Business coaches, meanwhile, will certainly have the mentoring skills that enable them to support leaders to develop their skills. Those who don’t have proven credentials in terms of their coaching skills won’t be in business for long. These mentoring skills mean that business coaches can deliver advice that works across a range of sectors. Consider it as the business equivalent of Ted Lasso’s move from American college football coaching to ‘soccer’ coaching – the skills required to do the coaching are the same, irrespective of the sport.

Experienced business coaches can provide a broad range of support that helps SME leaders tackle a wide range of issues. They can focus on strategic matters that support scaling and also help to address growth blockers through dynamic, hands-on mentoring, rather than the more hands-off NED arrangement. Doing so provides powerful insights and confidence building that business leaders can use to drive success in their companies in both the short-term and the long-term.

Increasingly, smaller businesses are coming to appreciate the value of the mentoring that business coaches can provide. The coaching industry is growing rapidly as a result. Figures from the International Coaching Federation, for example, show that the sector grew from a value of $15 billion in 2019 to reach an estimated $20 billion a year later. As an understanding of the role of business coaches grows, so too does demand for their services.

Working with the right business coach can be a transformative experience. It can help individuals feel they are levelling up their business skills and strategic thinking. It can help leadership teams work more closely and effectively. And it can transform companies’ fortunes, helping to overcome short-term issues and set the scene for longer-term growth.

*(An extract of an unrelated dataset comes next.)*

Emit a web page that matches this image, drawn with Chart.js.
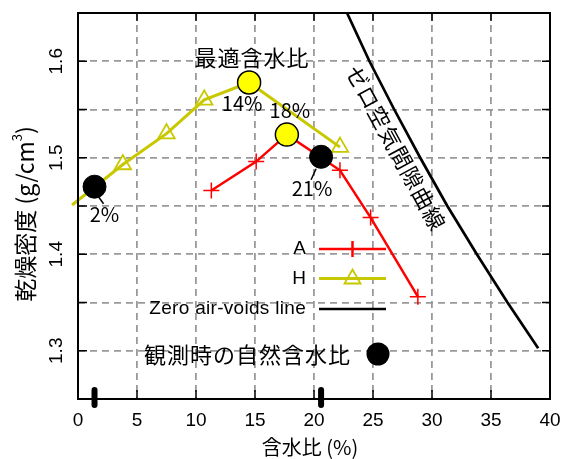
<!DOCTYPE html>
<html>
<head>
<meta charset="utf-8">
<script src="https://cdn.jsdelivr.net/npm/chart.js@4.4.0/dist/chart.umd.min.js"></script>
<style>
  html, body { margin: 0; padding: 0; background: #fff; }
  canvas { display: block; }
</style>
</head>
<body>
<canvas id="myChart" width="563" height="459"></canvas>
<script>
// --- data ---
const xTicks = [0, 5, 10, 15, 20, 25, 30, 35, 40];
const yTickLabels = [1.3, 1.4, 1.5, 1.6];
const yTickMarks = [1.3, 1.35, 1.4, 1.45, 1.5, 1.55, 1.6];

const waterA = [11.3, 15.1, 17.7, 22.2, 24.8, 28.8];
const densityA = [1.466, 1.496, 1.524, 1.487, 1.438, 1.356];

const waterH = [-0.5, 3.8, 7.5, 10.7, 14.5, 22.2];
const densityH = [1.451, 1.493, 1.525, 1.560, 1.578, 1.511];

const waterZero = [22.8, 24.7, 26.8, 29.0, 31.3, 33.8, 36.4, 39.0];
const densityZero = [1.65, 1.60, 1.55, 1.50, 1.45, 1.40, 1.35, 1.3025];

const optimumWater = [14.5, 17.7];
const optimumDensity = [1.578, 1.524];
const optimumLabels = ['14%', '18%'];

const naturalWater = [1.4, 20.6];
const naturalDensity = [1.470, 1.501];
const naturalLabels = ['2%', '21%'];

// --- colours / fonts ---
const RED = '#ff0000';
const OLIVE = '#c8c800';
const CJK = '"Noto Sans CJK JP", "Noto Sans CJK SC", sans-serif';
const SANS = '"Liberation Sans", Arial, sans-serif';

const toPoints = (xs, ys) => xs.map((v, i) => ({ x: v, y: ys[i] }));

// label offsets (pixels from the marker)
const optimumLabelOffset = [[-7, 21], [3, -24]];
const naturalLabelOffset = [[10, 28], [-9, 32]];
const naturalLeader = [[[4, 10], [9, 17]], [[-5, 12], [-10, 23]]];

function text(ctx, str, x, y, font, align, baseline, spacing) {
    ctx.font = font;
    ctx.textAlign = align || 'center';
    ctx.textBaseline = baseline || 'middle';
    ctx.letterSpacing = spacing || '0px';
    ctx.fillText(str, x, y);
    ctx.letterSpacing = '0px';
}

const decorPlugin = {
    id: 'decor',
    afterDatasetsDraw(chart) {
        const { ctx, chartArea: a, scales: { x, y } } = chart;
        ctx.save();
        ctx.fillStyle = '#000';
        ctx.strokeStyle = '#000';

        // frame
        ctx.lineWidth = 2;
        ctx.strokeRect(a.left, a.top, a.right - a.left, a.bottom - a.top);

        // inward ticks
        ctx.lineWidth = 1.5;
        ctx.beginPath();
        xTicks.slice(1, -1).forEach(v => {
            const px = x.getPixelForValue(v);
            ctx.moveTo(px, a.bottom); ctx.lineTo(px, a.bottom - 9);
            ctx.moveTo(px, a.top); ctx.lineTo(px, a.top + 8);
        });
        yTickMarks.forEach(v => {
            const py = y.getPixelForValue(v);
            ctx.moveTo(a.left, py); ctx.lineTo(a.left + 9, py);
            ctx.moveTo(a.right, py); ctx.lineTo(a.right - 8, py);
        });
        ctx.stroke();

        // rug marks for natural water content
        ctx.lineWidth = 6;
        ctx.lineCap = 'round';
        ctx.beginPath();
        naturalWater.forEach(v => {
            const px = x.getPixelForValue(v);
            ctx.moveTo(px, a.bottom - 9); ctx.lineTo(px, a.bottom + 6);
        });
        ctx.stroke();
        ctx.lineCap = 'butt';

        // tick labels
        xTicks.forEach(v => text(ctx, String(v), x.getPixelForValue(v), 426, '19px ' + SANS, 'center', 'alphabetic'));
        yTickLabels.forEach(v => {
            ctx.save();
            ctx.translate(62, y.getPixelForValue(v));
            ctx.rotate(-Math.PI / 2);
            text(ctx, v.toFixed(1), 0, 0, '19px ' + SANS, 'center', 'alphabetic');
            ctx.restore();
        });

        // axis titles
        text(ctx, '含水比 (%)', (a.left + a.right) / 2 - 4, 447, '20px ' + CJK);
        ctx.save();
        ctx.translate(25, 214);
        ctx.rotate(-Math.PI / 2);
        const parts = [['乾燥密度 (g/cm', '23px ' + CJK, 0], ['3', '13px ' + CJK, -8], [')', '23px ' + CJK, 0]];
        let total = 0;
        parts.forEach(p => { ctx.font = p[1]; total += ctx.measureText(p[0]).width; });
        let cx = -total / 2;
        parts.forEach(p => {
            text(ctx, p[0], cx, p[2], p[1], 'left', 'middle');
            ctx.font = p[1];
            cx += ctx.measureText(p[0]).width;
        });
        ctx.restore();

        // annotations on the markers
        optimumLabels.forEach((s, i) => {
            const px = x.getPixelForValue(optimumWater[i]);
            const py = y.getPixelForValue(optimumDensity[i]);
            text(ctx, s, px + optimumLabelOffset[i][0], py + optimumLabelOffset[i][1], '20px ' + CJK);
        });
        const p14x = x.getPixelForValue(optimumWater[0]);
        const p14y = y.getPixelForValue(optimumDensity[0]);
        text(ctx, '最適含水比', p14x + 3, p14y - 25, '22px ' + CJK, 'center', 'middle', '1px');

        ctx.lineWidth = 1.5;
        naturalLabels.forEach((s, i) => {
            const px = x.getPixelForValue(naturalWater[i]);
            const py = y.getPixelForValue(naturalDensity[i]);
            const l = naturalLeader[i];
            ctx.beginPath();
            ctx.moveTo(px + l[0][0], py + l[0][1]);
            ctx.lineTo(px + l[1][0], py + l[1][1]);
            ctx.stroke();
            text(ctx, s, px + naturalLabelOffset[i][0], py + naturalLabelOffset[i][1], '20px ' + CJK);
        });

        // label along the zero air-voids curve
        ctx.save();
        ctx.translate(x.getPixelForValue(26.95), y.getPixelForValue(1.51));
        ctx.rotate(61.5 * Math.PI / 180);
        text(ctx, 'ゼロ空気間隙曲線', 0, 0, '22px ' + CJK, 'center', 'middle', '1px');
        ctx.restore();

        // legend
        const lx0 = 319, lx1 = 386, mx = 352.5, tx = 306;
        const rows = [249, 278.5, 309];
        text(ctx, 'A', tx, rows[0], '19px ' + SANS, 'right');
        text(ctx, 'H', tx, rows[1], '19px ' + SANS, 'right');
        text(ctx, 'Zero air-voids line', tx, rows[2], '19px ' + SANS, 'right', 'middle', '0.3px');

        ctx.lineWidth = 2.5;
        ctx.strokeStyle = RED;
        ctx.beginPath(); ctx.moveTo(lx0, rows[0]); ctx.lineTo(lx1, rows[0]);
        ctx.moveTo(mx, rows[0] - 8); ctx.lineTo(mx, rows[0] + 8); ctx.stroke();

        ctx.strokeStyle = OLIVE;
        ctx.lineWidth = 3;
        ctx.beginPath(); ctx.moveTo(lx0, rows[1]); ctx.lineTo(lx1, rows[1]); ctx.stroke();
        ctx.lineWidth = 1.8;
        ctx.beginPath();
        ctx.moveTo(mx, rows[1] - 9); ctx.lineTo(mx + 8, rows[1] + 5); ctx.lineTo(mx - 8, rows[1] + 5); ctx.closePath();
        ctx.stroke();

        ctx.strokeStyle = '#000';
        ctx.lineWidth = 2.5;
        ctx.beginPath(); ctx.moveTo(lx0, rows[2]); ctx.lineTo(lx1, rows[2]); ctx.stroke();

        text(ctx, '観測時の自然含水比', 351, 355, '22px ' + CJK, 'right', 'middle', '1px');
        ctx.beginPath(); ctx.arc(378, 354, 11.5, 0, Math.PI * 2); ctx.fill();

        ctx.restore();
    }
};

const ctx = document.getElementById('myChart').getContext('2d');
new Chart(ctx, {
    type: 'scatter',
    data: {
        datasets: [
            {
                label: '最適含水比',
                data: toPoints(optimumWater, optimumDensity),
                showLine: false,
                pointRadius: 11.5,
                pointBackgroundColor: '#ffff00',
                pointBorderColor: '#000',
                pointBorderWidth: 1.5,
                clip: false
            },
            {
                label: '観測時の自然含水比',
                data: toPoints(naturalWater, naturalDensity),
                showLine: false,
                pointRadius: 11.5,
                pointBackgroundColor: '#000',
                pointBorderColor: '#000',
                pointBorderWidth: 1,
                clip: false
            },
            {
                label: 'A',
                data: toPoints(waterA, densityA),
                showLine: true,
                borderColor: RED,
                borderWidth: 2.5,
                pointStyle: 'cross',
                pointRadius: 8,
                pointBorderWidth: 1.5,
                pointBorderColor: RED,
                pointBackgroundColor: RED
            },
            {
                label: 'H',
                data: toPoints(waterH, densityH),
                showLine: true,
                borderColor: OLIVE,
                borderWidth: 3,
                pointStyle: 'triangle',
                pointRadius: waterH.map(w => (w < 0 ? 0 : 9.5)),
                pointBorderWidth: 1.8,
                pointBorderColor: OLIVE,
                pointBackgroundColor: 'rgba(0,0,0,0)',
                clip: 10
            },
            {
                label: 'Zero air-voids line',
                data: toPoints(waterZero, densityZero),
                showLine: true,
                borderColor: '#000',
                borderWidth: 2.7,
                pointRadius: 0
            }
        ]
    },
    options: {
        responsive: false,
        animation: false,
        events: [],
        layout: { padding: { left: 78, top: 13, right: 13, bottom: 60 } },
        plugins: { legend: { display: false }, tooltip: { enabled: false } },
        scales: {
            x: {
                type: 'linear', min: 0, max: 40,
                ticks: { display: false, stepSize: 5 },
                grid: { color: '#999', lineWidth: 1.8, drawTicks: false },
                border: { display: false, dash: [7, 5] }
            },
            y: {
                type: 'linear', min: 1.25, max: 1.65,
                ticks: { display: false, stepSize: 0.05 },
                grid: { color: '#999', lineWidth: 1.8, drawTicks: false },
                border: { display: false, dash: [7, 5] }
            }
        }
    },
    plugins: [decorPlugin]
});
</script>
</body>
</html>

The key point here is that it must be the right coach. If your SME is ready to level up its leadership team’s skills and hone its strategic direction, it’s important to invest time in finding a suitably qualified and experienced business coach. Reach out to contacts in your network for recommendations – those who have used excellent coaches will be more than happy to shout about the positive impact they have enabled. The right coach will be someone that you gel with, as well. If someone looks good on paper but you don’t get the right vibes when chatting with them, it’s probably best to look elsewhere if everyone is going to get the best out of the arrangement.